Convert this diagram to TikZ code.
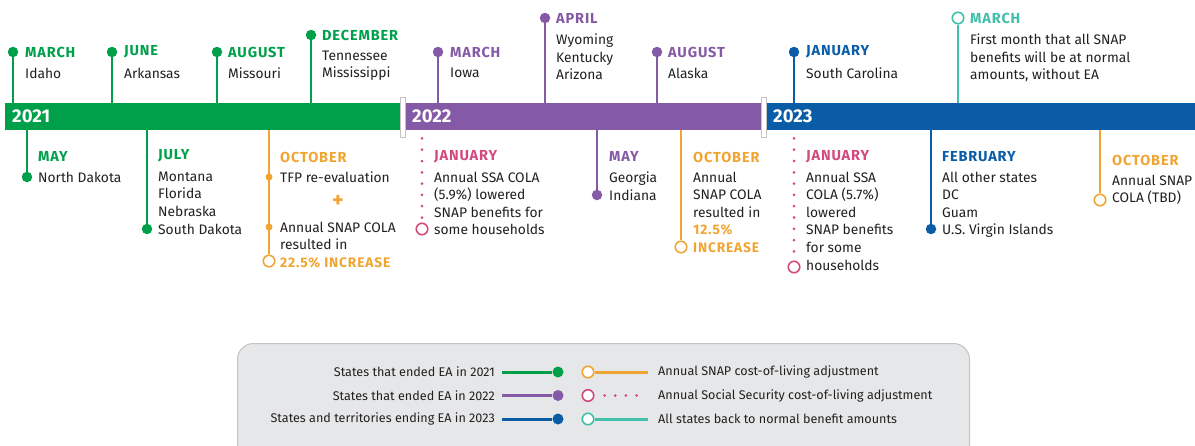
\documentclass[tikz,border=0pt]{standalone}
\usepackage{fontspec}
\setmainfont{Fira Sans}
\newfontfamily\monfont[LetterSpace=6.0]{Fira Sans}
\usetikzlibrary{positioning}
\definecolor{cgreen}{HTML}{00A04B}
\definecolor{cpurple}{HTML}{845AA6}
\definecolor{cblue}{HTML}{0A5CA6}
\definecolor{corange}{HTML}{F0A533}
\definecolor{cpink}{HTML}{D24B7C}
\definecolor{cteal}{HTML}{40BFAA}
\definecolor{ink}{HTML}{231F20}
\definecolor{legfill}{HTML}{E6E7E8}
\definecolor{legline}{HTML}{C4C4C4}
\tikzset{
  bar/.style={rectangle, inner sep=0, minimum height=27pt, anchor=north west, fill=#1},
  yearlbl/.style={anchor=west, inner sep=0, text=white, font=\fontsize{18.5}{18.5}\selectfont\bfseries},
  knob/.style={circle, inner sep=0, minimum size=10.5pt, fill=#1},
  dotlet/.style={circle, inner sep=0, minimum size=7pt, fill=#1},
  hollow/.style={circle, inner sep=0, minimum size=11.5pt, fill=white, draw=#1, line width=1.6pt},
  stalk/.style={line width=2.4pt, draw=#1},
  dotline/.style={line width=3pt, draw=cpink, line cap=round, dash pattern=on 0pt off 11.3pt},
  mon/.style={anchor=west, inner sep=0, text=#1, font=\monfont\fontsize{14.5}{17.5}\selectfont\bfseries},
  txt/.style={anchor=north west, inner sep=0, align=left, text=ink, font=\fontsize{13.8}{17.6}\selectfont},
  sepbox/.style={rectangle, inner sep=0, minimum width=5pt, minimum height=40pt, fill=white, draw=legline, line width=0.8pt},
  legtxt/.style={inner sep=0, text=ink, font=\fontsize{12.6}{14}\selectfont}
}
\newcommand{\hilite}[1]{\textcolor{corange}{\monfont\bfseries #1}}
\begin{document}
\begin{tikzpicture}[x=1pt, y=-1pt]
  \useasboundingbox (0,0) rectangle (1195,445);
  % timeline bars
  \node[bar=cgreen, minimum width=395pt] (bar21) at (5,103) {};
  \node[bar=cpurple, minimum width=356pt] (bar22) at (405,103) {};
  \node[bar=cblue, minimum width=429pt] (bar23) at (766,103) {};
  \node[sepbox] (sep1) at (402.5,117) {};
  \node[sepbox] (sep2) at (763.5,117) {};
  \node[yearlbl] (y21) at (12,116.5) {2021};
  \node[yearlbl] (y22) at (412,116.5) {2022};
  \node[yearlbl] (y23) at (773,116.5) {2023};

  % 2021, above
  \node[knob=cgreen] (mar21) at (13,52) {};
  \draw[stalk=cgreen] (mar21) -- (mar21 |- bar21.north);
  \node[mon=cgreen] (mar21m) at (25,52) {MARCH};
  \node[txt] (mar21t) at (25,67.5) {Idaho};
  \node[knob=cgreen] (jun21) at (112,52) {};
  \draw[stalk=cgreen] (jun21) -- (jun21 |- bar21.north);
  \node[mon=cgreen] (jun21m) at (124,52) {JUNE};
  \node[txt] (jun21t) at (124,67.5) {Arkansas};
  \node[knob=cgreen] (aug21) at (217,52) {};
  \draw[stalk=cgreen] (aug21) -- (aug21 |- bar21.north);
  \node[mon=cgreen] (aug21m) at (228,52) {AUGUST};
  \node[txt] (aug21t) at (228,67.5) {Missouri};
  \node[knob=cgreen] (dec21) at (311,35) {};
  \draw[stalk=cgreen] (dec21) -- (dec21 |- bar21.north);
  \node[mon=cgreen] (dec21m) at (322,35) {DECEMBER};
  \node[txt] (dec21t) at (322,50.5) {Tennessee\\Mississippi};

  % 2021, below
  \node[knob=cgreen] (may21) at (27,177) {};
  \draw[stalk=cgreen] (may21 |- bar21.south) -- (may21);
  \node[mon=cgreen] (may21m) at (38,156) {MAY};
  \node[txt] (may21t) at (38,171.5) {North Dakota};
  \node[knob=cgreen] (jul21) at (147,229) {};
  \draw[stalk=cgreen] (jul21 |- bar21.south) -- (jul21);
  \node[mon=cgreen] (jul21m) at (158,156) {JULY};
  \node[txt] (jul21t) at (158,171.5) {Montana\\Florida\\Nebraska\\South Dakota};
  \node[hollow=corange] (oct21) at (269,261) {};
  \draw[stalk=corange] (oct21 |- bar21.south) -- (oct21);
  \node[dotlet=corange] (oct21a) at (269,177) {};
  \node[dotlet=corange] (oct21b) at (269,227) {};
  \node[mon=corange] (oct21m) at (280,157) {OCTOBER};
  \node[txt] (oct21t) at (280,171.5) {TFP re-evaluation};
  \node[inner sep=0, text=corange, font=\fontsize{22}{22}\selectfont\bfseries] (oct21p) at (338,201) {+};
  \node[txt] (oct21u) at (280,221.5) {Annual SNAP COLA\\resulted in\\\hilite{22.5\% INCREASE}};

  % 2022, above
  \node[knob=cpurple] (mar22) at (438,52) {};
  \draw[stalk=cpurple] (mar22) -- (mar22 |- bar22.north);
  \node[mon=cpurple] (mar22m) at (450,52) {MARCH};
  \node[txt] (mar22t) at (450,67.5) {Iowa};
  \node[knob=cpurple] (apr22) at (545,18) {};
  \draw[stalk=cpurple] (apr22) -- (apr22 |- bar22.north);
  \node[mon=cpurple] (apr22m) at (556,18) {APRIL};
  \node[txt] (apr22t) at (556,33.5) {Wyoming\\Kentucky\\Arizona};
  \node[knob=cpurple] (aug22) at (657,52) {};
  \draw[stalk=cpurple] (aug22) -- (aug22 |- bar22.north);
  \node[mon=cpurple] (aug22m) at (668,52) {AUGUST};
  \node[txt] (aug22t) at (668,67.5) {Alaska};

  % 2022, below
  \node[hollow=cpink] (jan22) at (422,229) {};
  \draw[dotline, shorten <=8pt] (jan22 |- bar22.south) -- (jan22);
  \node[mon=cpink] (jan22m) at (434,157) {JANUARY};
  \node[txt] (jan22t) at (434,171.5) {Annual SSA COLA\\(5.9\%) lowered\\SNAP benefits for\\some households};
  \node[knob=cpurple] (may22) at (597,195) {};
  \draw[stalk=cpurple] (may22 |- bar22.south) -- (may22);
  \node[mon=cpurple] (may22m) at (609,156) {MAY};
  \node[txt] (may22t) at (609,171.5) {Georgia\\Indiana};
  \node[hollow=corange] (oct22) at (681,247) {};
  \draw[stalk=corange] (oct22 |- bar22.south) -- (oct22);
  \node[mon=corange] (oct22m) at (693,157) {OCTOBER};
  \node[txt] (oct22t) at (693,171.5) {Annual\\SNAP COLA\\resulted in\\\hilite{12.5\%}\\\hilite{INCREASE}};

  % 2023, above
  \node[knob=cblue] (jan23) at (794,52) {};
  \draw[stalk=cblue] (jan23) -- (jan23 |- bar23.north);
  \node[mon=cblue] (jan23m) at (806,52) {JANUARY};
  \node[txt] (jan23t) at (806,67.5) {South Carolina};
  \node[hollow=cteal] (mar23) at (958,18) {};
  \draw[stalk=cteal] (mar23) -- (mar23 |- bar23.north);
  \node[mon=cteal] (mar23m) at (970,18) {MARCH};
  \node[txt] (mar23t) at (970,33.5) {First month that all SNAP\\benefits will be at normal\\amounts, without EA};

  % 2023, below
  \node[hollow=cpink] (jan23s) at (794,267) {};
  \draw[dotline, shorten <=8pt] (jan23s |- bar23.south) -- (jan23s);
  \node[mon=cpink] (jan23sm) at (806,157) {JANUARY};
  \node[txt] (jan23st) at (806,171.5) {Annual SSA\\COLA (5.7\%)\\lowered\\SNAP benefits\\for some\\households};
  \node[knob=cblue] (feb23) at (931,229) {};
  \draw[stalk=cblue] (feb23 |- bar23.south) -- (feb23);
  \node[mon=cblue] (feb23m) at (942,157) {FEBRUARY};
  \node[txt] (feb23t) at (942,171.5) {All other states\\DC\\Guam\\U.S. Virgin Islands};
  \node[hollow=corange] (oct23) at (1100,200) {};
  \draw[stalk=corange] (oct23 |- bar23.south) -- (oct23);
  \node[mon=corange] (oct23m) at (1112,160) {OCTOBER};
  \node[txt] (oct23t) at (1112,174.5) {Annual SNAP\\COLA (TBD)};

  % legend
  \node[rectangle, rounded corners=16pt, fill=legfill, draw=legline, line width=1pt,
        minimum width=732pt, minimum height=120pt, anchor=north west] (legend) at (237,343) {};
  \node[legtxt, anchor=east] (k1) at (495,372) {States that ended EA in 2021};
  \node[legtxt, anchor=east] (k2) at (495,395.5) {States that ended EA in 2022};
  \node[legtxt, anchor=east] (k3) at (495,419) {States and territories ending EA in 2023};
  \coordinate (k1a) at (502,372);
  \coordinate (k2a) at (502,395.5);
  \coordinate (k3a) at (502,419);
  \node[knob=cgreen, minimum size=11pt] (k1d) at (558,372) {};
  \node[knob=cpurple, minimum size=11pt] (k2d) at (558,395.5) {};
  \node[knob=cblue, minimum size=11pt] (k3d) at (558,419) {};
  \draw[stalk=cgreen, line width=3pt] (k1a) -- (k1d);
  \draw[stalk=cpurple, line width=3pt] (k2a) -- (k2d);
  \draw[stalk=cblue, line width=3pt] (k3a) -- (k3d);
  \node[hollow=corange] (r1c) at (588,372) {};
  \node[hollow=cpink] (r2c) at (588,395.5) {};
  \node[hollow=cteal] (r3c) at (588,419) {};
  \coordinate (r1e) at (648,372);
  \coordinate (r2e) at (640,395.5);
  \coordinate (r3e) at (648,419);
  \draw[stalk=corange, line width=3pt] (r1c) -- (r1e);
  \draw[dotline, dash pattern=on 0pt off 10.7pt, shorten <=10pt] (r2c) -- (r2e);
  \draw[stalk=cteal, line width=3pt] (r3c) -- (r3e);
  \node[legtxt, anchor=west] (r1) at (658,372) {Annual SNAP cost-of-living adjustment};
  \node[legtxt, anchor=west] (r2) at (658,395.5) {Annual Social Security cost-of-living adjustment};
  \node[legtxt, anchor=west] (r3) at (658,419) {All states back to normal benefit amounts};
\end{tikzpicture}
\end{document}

::::::::::

### PROMPT
Reproduce exactly the run of lines that opens the listing and closes with the line holding "(y23) at (773,116.5)". Pictures are excluded.

### EXPECTED ANSWER
Convert this diagram to TikZ code.
\documentclass[tikz,border=0pt]{standalone}
\usepackage{fontspec}
\setmainfont{Fira Sans}
\newfontfamily\monfont[LetterSpace=6.0]{Fira Sans}
\usetikzlibrary{positioning}
\definecolor{cgreen}{HTML}{00A04B}
\definecolor{cpurple}{HTML}{845AA6}
\definecolor{cblue}{HTML}{0A5CA6}
\definecolor{corange}{HTML}{F0A533}
\definecolor{cpink}{HTML}{D24B7C}
\definecolor{cteal}{HTML}{40BFAA}
\definecolor{ink}{HTML}{231F20}
\definecolor{legfill}{HTML}{E6E7E8}
\definecolor{legline}{HTML}{C4C4C4}
\tikzset{
  bar/.style={rectangle, inner sep=0, minimum height=27pt, anchor=north west, fill=#1},
  yearlbl/.style={anchor=west, inner sep=0, text=white, font=\fontsize{18.5}{18.5}\selectfont\bfseries},
  knob/.style={circle, inner sep=0, minimum size=10.5pt, fill=#1},
  dotlet/.style={circle, inner sep=0, minimum size=7pt, fill=#1},
  hollow/.style={circle, inner sep=0, minimum size=11.5pt, fill=white, draw=#1, line width=1.6pt},
  stalk/.style={line width=2.4pt, draw=#1},
  dotline/.style={line width=3pt, draw=cpink, line cap=round, dash pattern=on 0pt off 11.3pt},
  mon/.style={anchor=west, inner sep=0, text=#1, font=\monfont\fontsize{14.5}{17.5}\selectfont\bfseries},
  txt/.style={anchor=north west, inner sep=0, align=left, text=ink, font=\fontsize{13.8}{17.6}\selectfont},
  sepbox/.style={rectangle, inner sep=0, minimum width=5pt, minimum height=40pt, fill=white, draw=legline, line width=0.8pt},
  legtxt/.style={inner sep=0, text=ink, font=\fontsize{12.6}{14}\selectfont}
}
\newcommand{\hilite}[1]{\textcolor{corange}{\monfont\bfseries #1}}
\begin{document}
\begin{tikzpicture}[x=1pt, y=-1pt]
  \useasboundingbox (0,0) rectangle (1195,445);
  % timeline bars
  \node[bar=cgreen, minimum width=395pt] (bar21) at (5,103) {};
  \node[bar=cpurple, minimum width=356pt] (bar22) at (405,103) {};
  \node[bar=cblue, minimum width=429pt] (bar23) at (766,103) {};
  \node[sepbox] (sep1) at (402.5,117) {};
  \node[sepbox] (sep2) at (763.5,117) {};
  \node[yearlbl] (y21) at (12,116.5) {2021};
  \node[yearlbl] (y22) at (412,116.5) {2022};
  \node[yearlbl] (y23) at (773,116.5) {2023};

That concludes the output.